A psychic researcher and his assistants, conducting an experiment in a remote cabin-in-the-woods to test the professor's hypothesis that witches were simply misunderstood psychics, has their research derailed to investigate a series of murders of beautiful young women, murders committed by a bizarre twelve-member coven of misfit Louisiana witches and warlocks seeking their thirteenth member - and choosing to convert the team's psychic for the purpose! In an unearned twist ending, the cultists succeed in spite of being tricked by the researchers, but not before the rest of the coven is exterminated by the party's deadly trick.


Notes

Comments, Trivia, Dedication

  • Re-released in 1975 under the title "Naked Witch" and rated "R". Contains footage that was not in the original "M" rated release.
  • Disconcertingly and amusingly co-stars Alvy Moore, better known as the bumbling county extension agent "Hank Kimball" from the contemporary surreal rustic comedy Green Acres, playing the professor of witchcraft and the occult with many of of the same mannerisms and much the same delivery as the more comedic character, punctuated by some strikingly serious and touching lines.

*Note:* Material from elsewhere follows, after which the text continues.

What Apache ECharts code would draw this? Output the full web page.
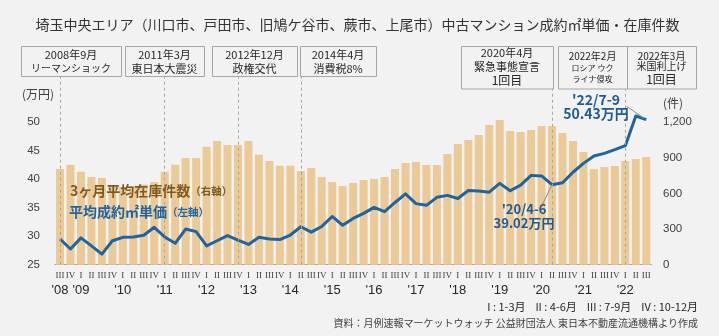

Associated Mythos Elements

  • setting: Southern Gothic
  • deity: the devil
  • race: Witches
  • the coven:
    • Luther the Berserker
    • Jessie the swamp-witch
    • Warlock of San Blas (hooded warlock)
    • Fong Quai
    • Goody Hale (hooded witch)
    • The Hag of Devon
    • Felicity Johnson (cat-person)
    • Le Singe
    • El A Haish Ma
    • Amos Hopkins
    • Nautch of Tangier
    • Marta of Amsterdam


Keeper Notes

  • A Miskatonic University expedition (a professor, his assistant, a psychic, a couple other students, and a journalist) journeys to an isolated cabin in the Louisiana swamps to test psychic powers away from the interference of city electricity and crowds gets more than it bargained for when the psychic experiments attract the attention of a bizarre coven of backwoods witches.